Matson shipping wants its only competitor in this region - APL - kicked out. The Hawaii-based company that poses as the hometown carrier is suing the U.S. Maritime Administration for the third time to get rid of its only competition and restore its monopoly.


But that monopoly Matson had before APL came onto the market is what led, arguably, to deepening poverty as the so-called hometown carrier stiffed the peoples of our islands with increased shipping prices.


The $7,000 to $9,000 fee Matson charges the civilian community in Guam per container might be markedly more if APL wasn't forcing a market adjustment with its fees between $4,000 and $6,000 per container.


How does this translate to you and me, and our pocketbooks? In the normal course of life, the everyday citizen will never be a direct customer of Matson or APL. We won't need to ship a container anywhere, or to order a container-load of products. But since 95 percent of everything we consume does get shipped on those containers, and the gas and oil we use for our cars and to power our homes arrives on ships, we know that the prices we pay on nearly everything is affected by what Matson charges.


Shipping is the single-largest cost factor on the markup of everyday products sold in this region. Nothing illustrates this point better than seeing the prices of products on store shelves in the U.S. mainland, then comparing those same products on Guam.


And thanks to one of our viewers, who recently took a vacation to Arizona, and also to our very own Johnnie Rosario, who recently was in Whiteman, Missouri, we're able to get a glimpse into how much Matson makes at our expense on a product-by-product basis.



A $6 bag of beef jerky on Guam costs $3.98 in the midwest. Crayons at Walmart were on sale last week for 35 cents. The regular price was 64 cents.



In Missouri, 32 bottles of water will cost you $3.98. One bottle of Essentia water will cost you $4.25 in some stores on Guam.



Blocks of butter that cost you $7 locally are being sold stateside for $3.49. Packages of sliced deli meat going for $9 here are going for less than $5 there.



Angus-certified chuck roast costs nearly 50 percent less per pound in Whiteman, Missouri than in Guam.



Fruits and veggies, which have become unaffordably expensive on Guam over the past few years, sale for pennies on the dollar we pay here versus stateside. You know that $8 little plastic container of strawberries on the Payless shelves? They're $1.98 in Arizona.



The $5 loaves of bread we're used to cost $1.99 in the border state. Seven-dollar boxes of cereals on Guam sale for 99 cents there. A carton of eggs that local stores charge us $3.99 to buy cost the Arizonian people $1.19. And a gallon of milk that costs us $8 here, is selling for $2.99 there.


Shipping is the culprit.



And it isn't just groceries. Clothes, electronics, cars, furniture, parts; almost everything is more expensive than need be. We're already paying through the nose for the cost of electricity to power our homes, and we're staring down the barrel of another power rate increase. Look at the image of the cost of a gallon of gas in Missouri just last week. The last time gas cost that little on Guam, was in the early 2000s.

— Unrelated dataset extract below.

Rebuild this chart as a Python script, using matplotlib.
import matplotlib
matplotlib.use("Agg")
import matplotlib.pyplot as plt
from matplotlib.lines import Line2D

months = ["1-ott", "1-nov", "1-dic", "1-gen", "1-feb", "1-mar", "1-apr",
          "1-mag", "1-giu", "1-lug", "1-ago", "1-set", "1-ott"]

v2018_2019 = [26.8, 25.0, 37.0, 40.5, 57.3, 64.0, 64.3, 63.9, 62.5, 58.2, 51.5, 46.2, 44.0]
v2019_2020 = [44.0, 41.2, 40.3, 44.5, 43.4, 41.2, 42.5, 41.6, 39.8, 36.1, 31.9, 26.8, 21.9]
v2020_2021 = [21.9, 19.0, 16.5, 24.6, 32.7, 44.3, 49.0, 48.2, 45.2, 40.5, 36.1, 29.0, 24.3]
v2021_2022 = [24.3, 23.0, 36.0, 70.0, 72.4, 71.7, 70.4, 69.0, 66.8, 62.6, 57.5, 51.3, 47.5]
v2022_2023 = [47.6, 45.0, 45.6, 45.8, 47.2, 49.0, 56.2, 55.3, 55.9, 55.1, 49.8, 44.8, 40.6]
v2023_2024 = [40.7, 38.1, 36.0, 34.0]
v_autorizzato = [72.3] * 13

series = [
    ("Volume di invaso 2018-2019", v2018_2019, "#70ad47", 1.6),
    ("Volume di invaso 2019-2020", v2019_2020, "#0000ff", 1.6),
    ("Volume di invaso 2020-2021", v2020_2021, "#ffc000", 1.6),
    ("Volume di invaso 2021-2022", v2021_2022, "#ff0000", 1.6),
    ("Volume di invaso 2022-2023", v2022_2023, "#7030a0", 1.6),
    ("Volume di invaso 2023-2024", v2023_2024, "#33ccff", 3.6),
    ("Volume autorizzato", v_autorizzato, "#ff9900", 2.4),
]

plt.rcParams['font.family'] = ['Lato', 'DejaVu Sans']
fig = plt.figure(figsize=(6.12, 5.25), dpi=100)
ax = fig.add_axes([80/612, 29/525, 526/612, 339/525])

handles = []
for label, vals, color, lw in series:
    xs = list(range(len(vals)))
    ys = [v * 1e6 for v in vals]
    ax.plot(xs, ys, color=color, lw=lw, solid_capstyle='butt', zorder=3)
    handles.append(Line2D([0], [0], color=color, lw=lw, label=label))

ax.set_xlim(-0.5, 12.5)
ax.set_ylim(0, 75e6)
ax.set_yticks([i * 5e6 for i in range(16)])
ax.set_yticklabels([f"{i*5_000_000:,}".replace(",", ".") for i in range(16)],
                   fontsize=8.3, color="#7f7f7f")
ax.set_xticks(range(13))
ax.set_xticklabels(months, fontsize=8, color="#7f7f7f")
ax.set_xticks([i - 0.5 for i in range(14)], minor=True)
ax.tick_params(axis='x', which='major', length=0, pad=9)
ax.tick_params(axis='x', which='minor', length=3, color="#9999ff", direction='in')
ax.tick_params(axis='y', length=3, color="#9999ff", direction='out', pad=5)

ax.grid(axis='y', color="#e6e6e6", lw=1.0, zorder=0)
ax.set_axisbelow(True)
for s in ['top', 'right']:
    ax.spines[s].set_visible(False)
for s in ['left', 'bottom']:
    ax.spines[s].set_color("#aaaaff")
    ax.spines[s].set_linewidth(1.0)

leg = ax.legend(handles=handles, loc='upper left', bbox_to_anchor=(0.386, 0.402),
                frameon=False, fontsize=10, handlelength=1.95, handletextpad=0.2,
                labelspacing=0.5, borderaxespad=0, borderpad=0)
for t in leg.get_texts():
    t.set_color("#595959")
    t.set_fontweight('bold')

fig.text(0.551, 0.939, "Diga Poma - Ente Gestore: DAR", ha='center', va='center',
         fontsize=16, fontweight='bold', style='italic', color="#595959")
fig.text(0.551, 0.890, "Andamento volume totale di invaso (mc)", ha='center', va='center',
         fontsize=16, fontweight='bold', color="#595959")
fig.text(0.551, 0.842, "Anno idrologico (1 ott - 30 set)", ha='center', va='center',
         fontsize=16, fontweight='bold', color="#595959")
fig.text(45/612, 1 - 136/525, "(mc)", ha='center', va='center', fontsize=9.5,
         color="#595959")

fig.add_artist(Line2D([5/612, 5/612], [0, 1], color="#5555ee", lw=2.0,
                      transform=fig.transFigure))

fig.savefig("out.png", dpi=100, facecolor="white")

Shipping is the culprit, and Matson is trying to kick out its only competitor as most people are struggling already as it is. If Matson succeeds and behaves as it did the last time it had a monopoly, what do you think will happen to the prices on the store shelves, and the cost of gas and electricity?

Where are our leaders in both business and government? How do any of them think it's ok to just let this issue go?